St James’s is one of my favourite parts of London. From its luscious green parks to its eclectic mix of galleries and museums, from its twisting, mysterious side streets to its iconic shops and malls, it has something to offer everyone. Redolent with history (St James’s is where Henry VIII built his London palace, during the 16th century), it’s impossible ever to get bored here.
Unsurprisingly, the area also plays host to a number of fabulous hotels – some very well-known, like The Ritz, and some which, perhaps intentionally, maintain lower profiles, but which are equally charming. Dukes, I would hazard a guess, falls into the latter category – and it was here that we headed for afternoon tea, another popular feature of St James’s.

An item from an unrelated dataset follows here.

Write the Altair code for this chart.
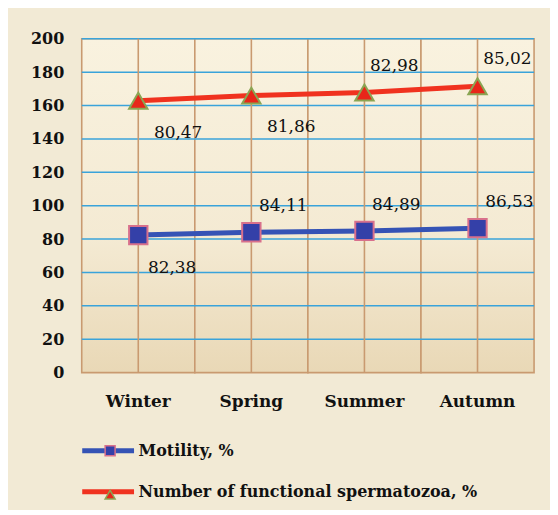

Dukes’ website boasts that “you’ll arrive as a guest and leave as a friend” – a little cheesy, perhaps, but – actually – true. Tucked away on St James’s Place, this boutique hotel provides the warmest of welcomes: we were treated like royalty from the moment we arrived to the moment we (reluctantly) left.
Glamorous in an understated way, it’s a fair bet that Dukes has entertained quite a few famous faces between its four walls over the past decades. En route to its drawing room, where tea is served, we peeped into the legendary Dukes Bar – renowned for its martinis, and for being Ian Fleming’s favourite haunt when he was in town.
It being somewhat early in the day to get stuck into martinis, we settled ourselves very comfortably in the hotel’s elegant yet cosy drawing room and prepared to enjoy the sumptuous feast that was laid out before us. Dainty finger sandwiches, scones (still warm!) with clotted cream and home-made strawberry jam and a selection of the prettiest cakes you’ve ever seen: a treat for the eyes, as well as for the stomach. Nor did they stint upon the portions: every time we managed to polish off one plate of food another, as if by magic, appeared. I got stuck somewhere around the second plate of scones; Lynda, being somewhat more restrained than me and eschewing second helpings, was able to plough on heroically and reach the cake stage: “They’re very nice indeed”, she assured me, through a mouthful of ganache.
I’m still unable to establish exactly who came up with the concept of afternoon tea. Some say it was Anna Russell, Duchess of Bedford and close friend of Queen Victoria; others, that the tradition dates back to the time of Charles II and his tea-drinking wife Catherine of Braganza. No matter. Long may this most British of traditions continue, and long may Dukes continue to thrill and delight with its mouth-watering scones and memorable martinis. James Bond, most definitely, would approve.